On 2022-10-11 17:58, Dmitry Kozlyuk wrote:
2022-10-11 12:17 (UTC+0000), Chengwen Feng:
This patch adds a memarea backup mechanism, where an allocation request
which cannot be met by the current memarea is deferred to its backup
memarea.
This is a controversial feature.
1. It violates memarea property of freeing all allocated objects
at once when the memarea itself is destroyed. Objects allocated
in the backup memarea through the destroyed one will remain.
2. If there was an API to check that the object belongs to a memarea
(the check from rte_memarea_update_refcnt() in this patch),
it would be trivial to implement this feature on top of memarea API.
Nit: "Deferred" is about time -> "forwarded", "delegated", or "handled over".
A general note about this series.
IMO, libraries should have limited scope and allow composition
rather than accumulate features and control their use via options.
The core idea of memarea is an allocator within a memory region,
a fast one and with low overhead, usable to free all objects at once.
What's a typical use case for a memory region?
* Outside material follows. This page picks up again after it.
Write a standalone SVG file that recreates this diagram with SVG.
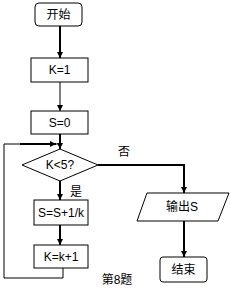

In a packet processing
context.
The ability to instantiate a variable number of heaps/regions seems
useful, although it's not clear to me if the application should order
that to happen on a per-lcore basis, on a per-NUMA node basis, a
per-<some domain object>-basis, or something else entirely.
It seems to me that DPDK is lacking a variable-size memory allocator
which is efficient and safe to use from lcore threads. My impression is
that glibc malloc() and rte_malloc() are too slow for the packet
processing threads, and involves code paths taking locks shared with
non-EAL threads.
This is orthogonal to the question from where the memory comes from.
HEAP and LIBC sources could be built on top of USER source,
which means that the concept of source is less relevant.
Backup mechanism could instead be a way to add memory to the area,
in which case HEAP and LIBC memarea would also be expandable.
Memarea API could be defined as a structure with callbacks,
and different types of memarea could be combined,
for example, interlocked memarea on top of expandable memarea on top of
memarea with a particular memory management algorithm.
I'm not saying we should immediately build all this complexity.
The part with implementing runtime polymorphism using a struct with
function pointers, instead of the enum+switch-based-type-test approach,
doesn't sound like something that would add complexity. Rather the opposite.
Also, having a clear-cut separation of concern between
the-thing-that-allocates-and-frees-the-region and the region-internal
memory manager (what's called an algorithm in this patchset) also seems
like something that would simplify the code.
On the contrary, I would merge the basic things first,
then try to _stack_ new features on top,
then look if interfaces emerge that can be used for composition.